Question

Suppose you had a mixture of 1 moles of methanol and 1 mole of ethanol at a particular temperature. The vapor pressure of pure methanol at this temperature is 81 kPa, and the vapor pressure of pure ethanol is 45 kPa. Using Raoult's Law calculate the total vapor pressure for this solution.

Answer 1

First write down Raoult's law

Answer 2

That's the thing, I do not know what Raoult's Law is. In class we never even talked about Raoult's Law let alone do an example question to see what it was like.

Answer 3

It's \(\sf \large P_{soln}=X_{solvent}*P^o_{solvent}\)

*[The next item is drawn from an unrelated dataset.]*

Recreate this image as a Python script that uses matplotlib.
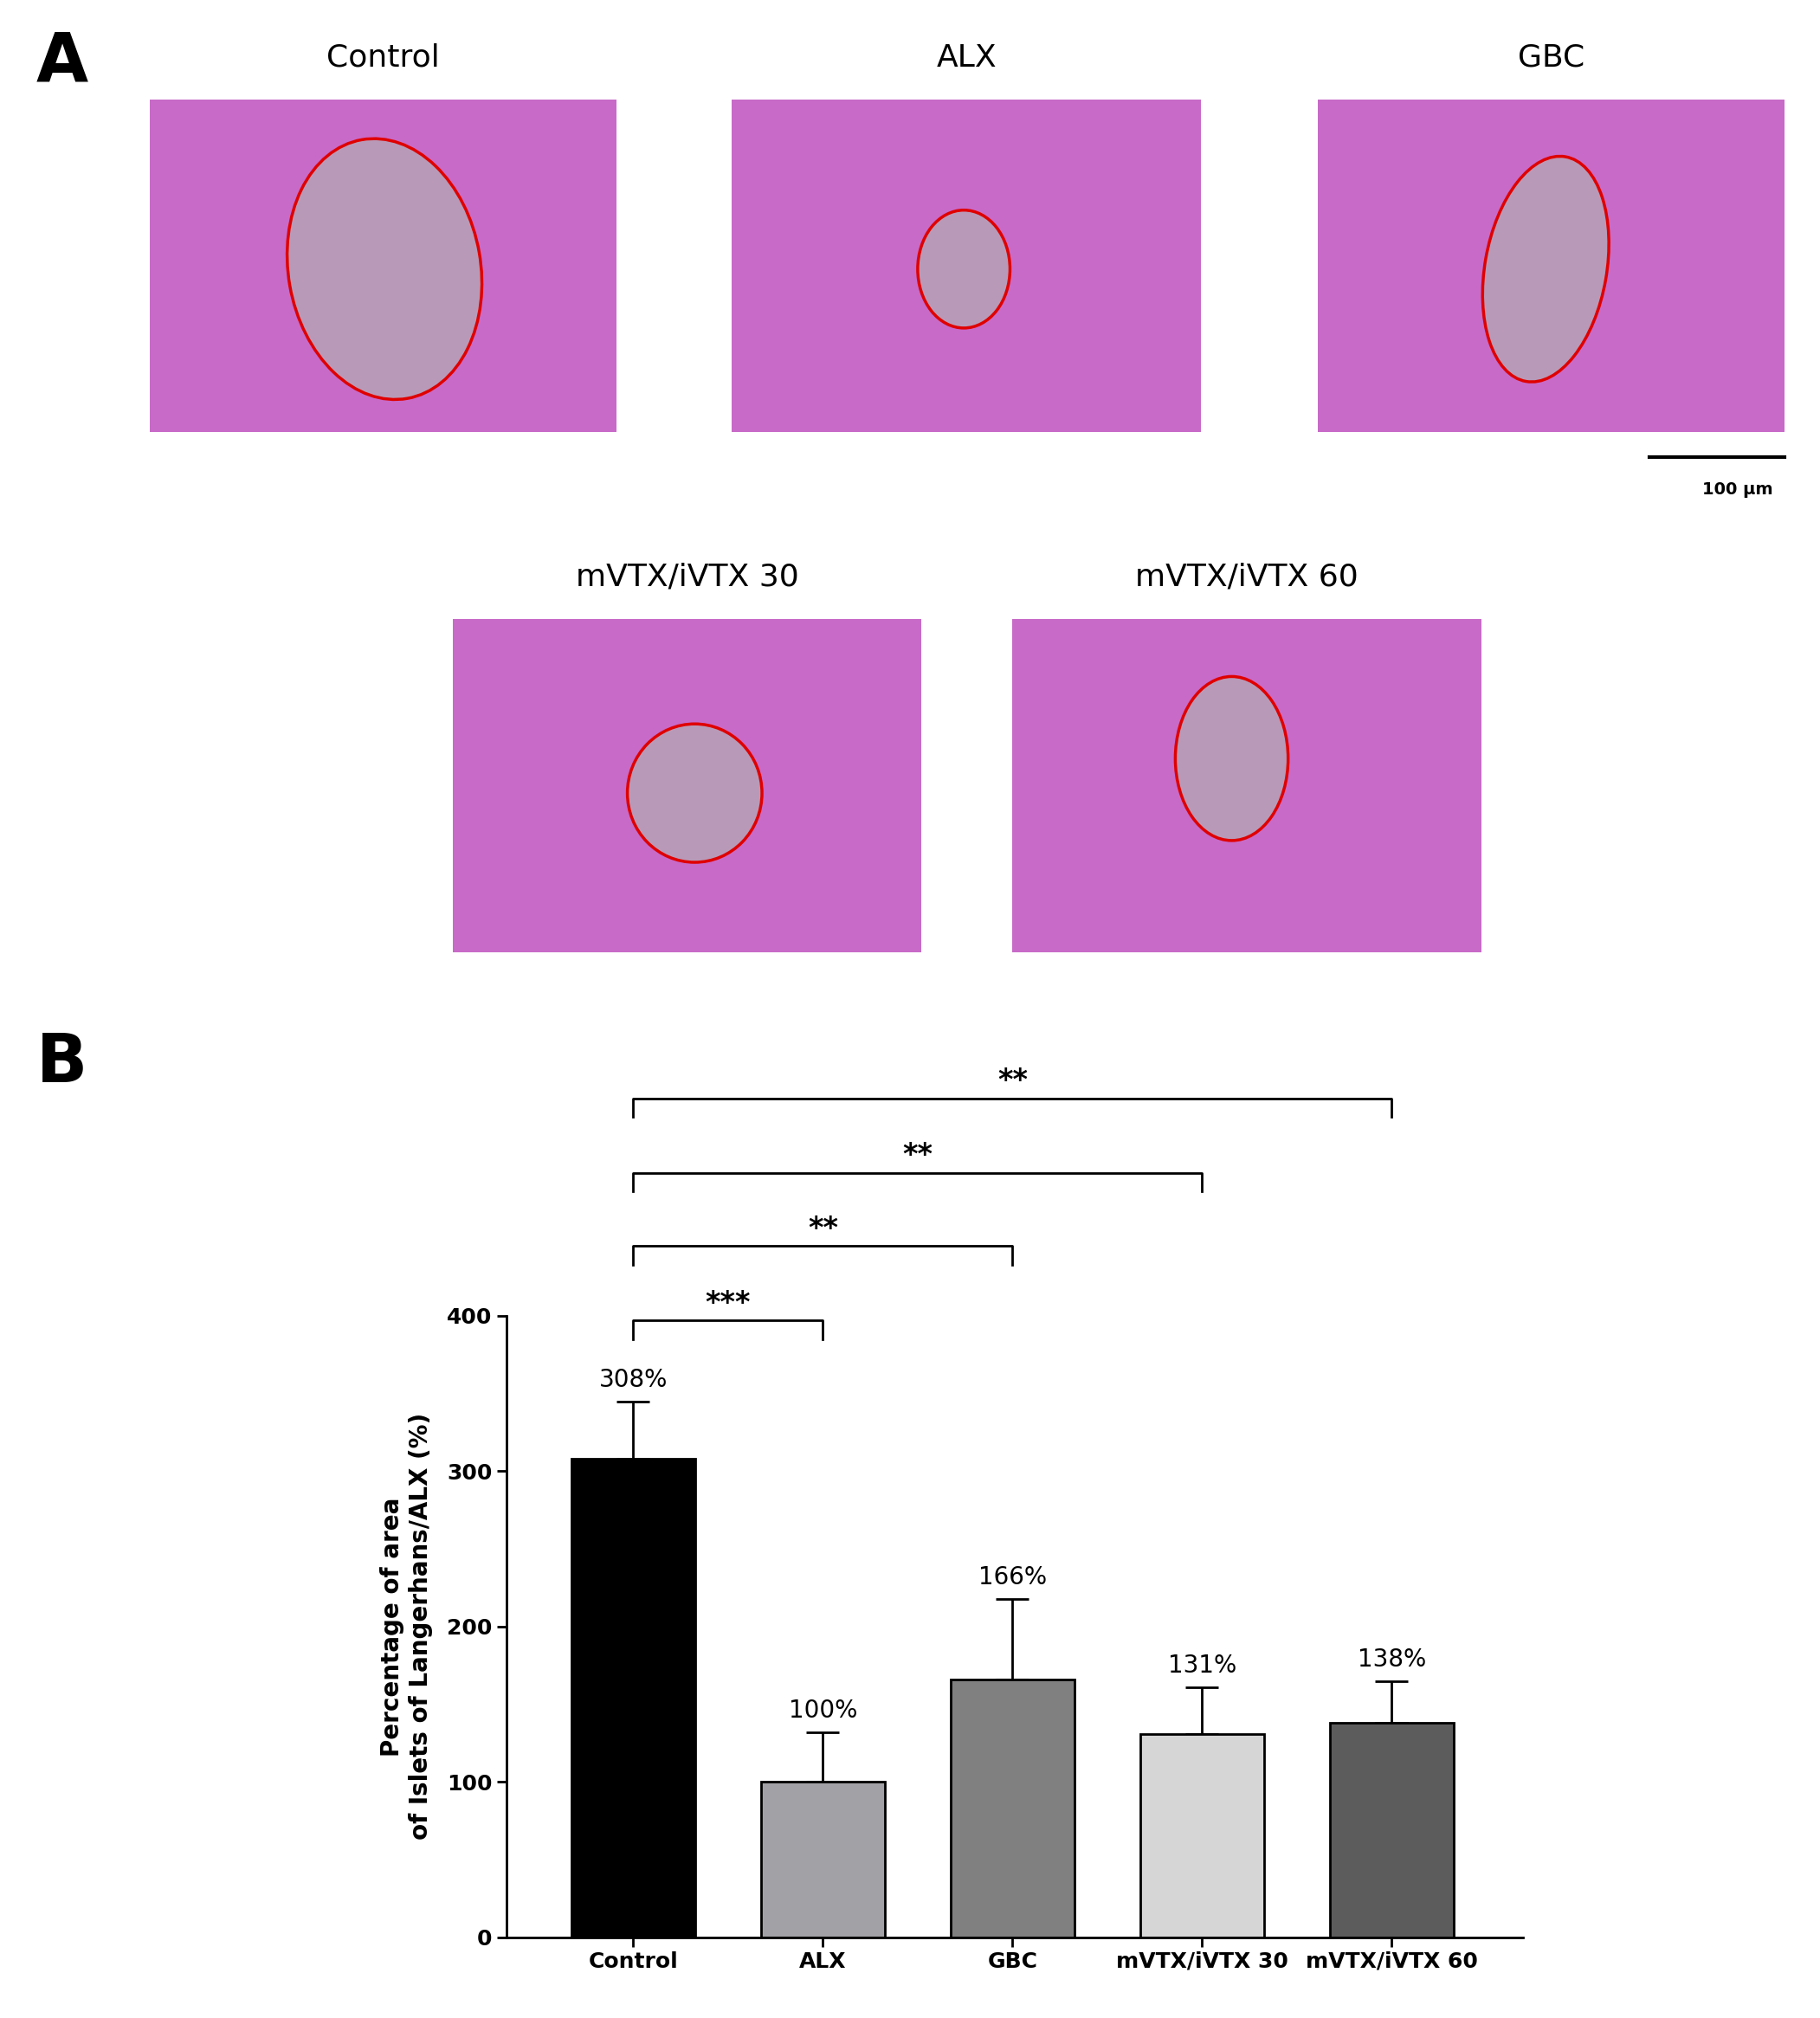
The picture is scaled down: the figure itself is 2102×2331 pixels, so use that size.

you can read about it here http://chemwiki.ucdavis.edu/Physical_Chemistry/Physical_Properties_of_Matter/Solutions_and_Mixtures/Ideal_Solutions/Changes_In_Vapor_Pressure,_Raoult's_Law

An example very similar to your question is given at the bottom, example 2

Answer 4

Since methanol and ethanol are already in moles, do I leave them alone?

Answer 5

you dont need to convert them if that's what you're asking.

Answer 6

Okay.

Answer 7

Now for the vapor pressure before I do anything else, do I need to convert them?

Answer 8

Okay, if I understood this right, the total vapor pressure should come out to 126 kPa.

Answer 9

\(\sf \Large P_{total}=\chi_{ethanol}* P^o_{methanol}+\chi_{methanol}* P^o_{ethanol}\)


\(\sf \Large P_{total}=0.5*81 kPa +0.5*45 kPa=63~kPa\)

Answer 10

Oh.. How did you get 0.5 though? I'm confused.

Answer 11

\(\Large \chi_{ethanol}=\dfrac{n_{ethanol}}{n_{ethanol}+n_{methanol}}=\dfrac{1}{1+1}=0.5\)

Answer 12

Ah, okay. Thank you.

Answer 13

no problem, it's just the mole fraction.